Combining $n$-D images to get an ($n-1$)-D one Our human brains combine two $2$-D images we get from each of our two eyes to get one $3$-D image. Suppose there is a creature in another $4$-D world that can see in $4$-D. How many $3$-D images should the brain of such a creature receive? Generally, how many ($n-1$)-D images should a creature living in an $n$-D world receive to get at least one $n$-D image, for $n\geq 2$?

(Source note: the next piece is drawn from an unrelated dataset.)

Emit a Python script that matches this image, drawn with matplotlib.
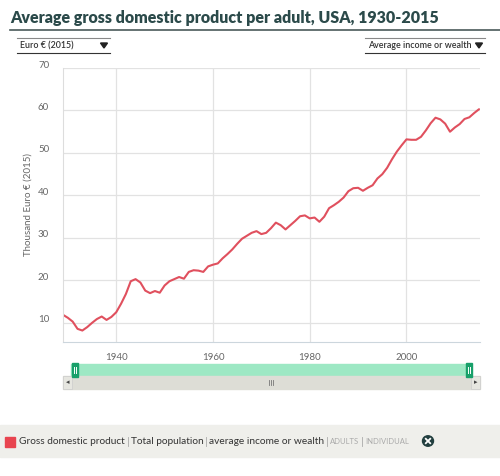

 A: Start by asking yourself this: how can we reconstruct a 3D image from 2D data? Technically a main problem in computer vision is matching corresponding points in these two images, but the human brain is very good at that, so let's assume that you know which point in one image corresponds to which in the other. Then each point in each image corresponds to a line in 3D. From one image you know in what direction you're seeing the point but not how far away. Two distinct lines in space need not intersect, but if they do, they will do so in a unique point, so you know the 3D position from the two lines described by the 2D points.

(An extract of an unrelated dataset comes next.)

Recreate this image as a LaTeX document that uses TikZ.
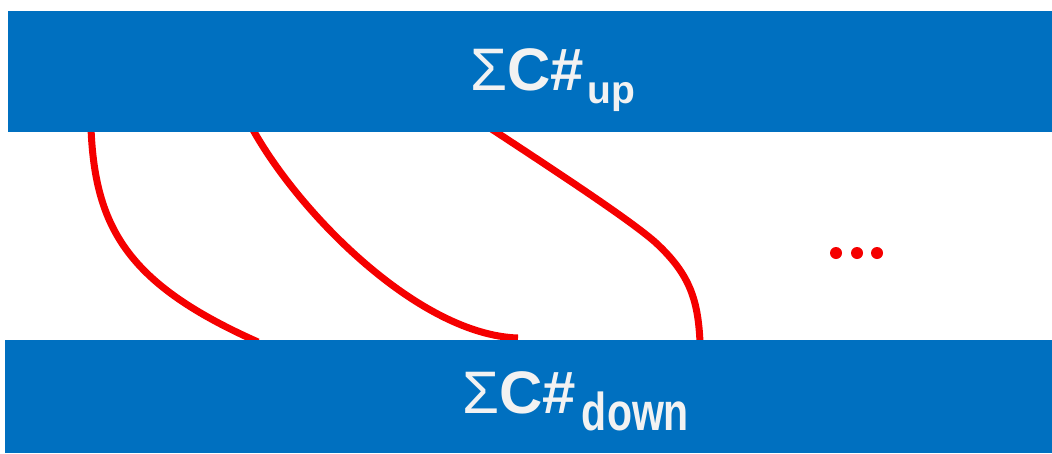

Now go to arbitrary dimension. A $(n-1)$-dimensional image fixes a line in $n$-dimensional space. Two distinct such lines need not intersect, but if they do, then the point of intersection is unique and will be the reconstructed location. So two images is enough. This holds for reconstructing a 2D world from two 1D images as well. Reconstructing a 1D world from two 0D images won't work, though, since in that case you'd get the same line from both eyes, and two identical lines have no unique point of intersection. In any dimension, you can't reconstruct a point which lies on the line connecting your eyes, but in 1D you can't turn your head to fix that problem.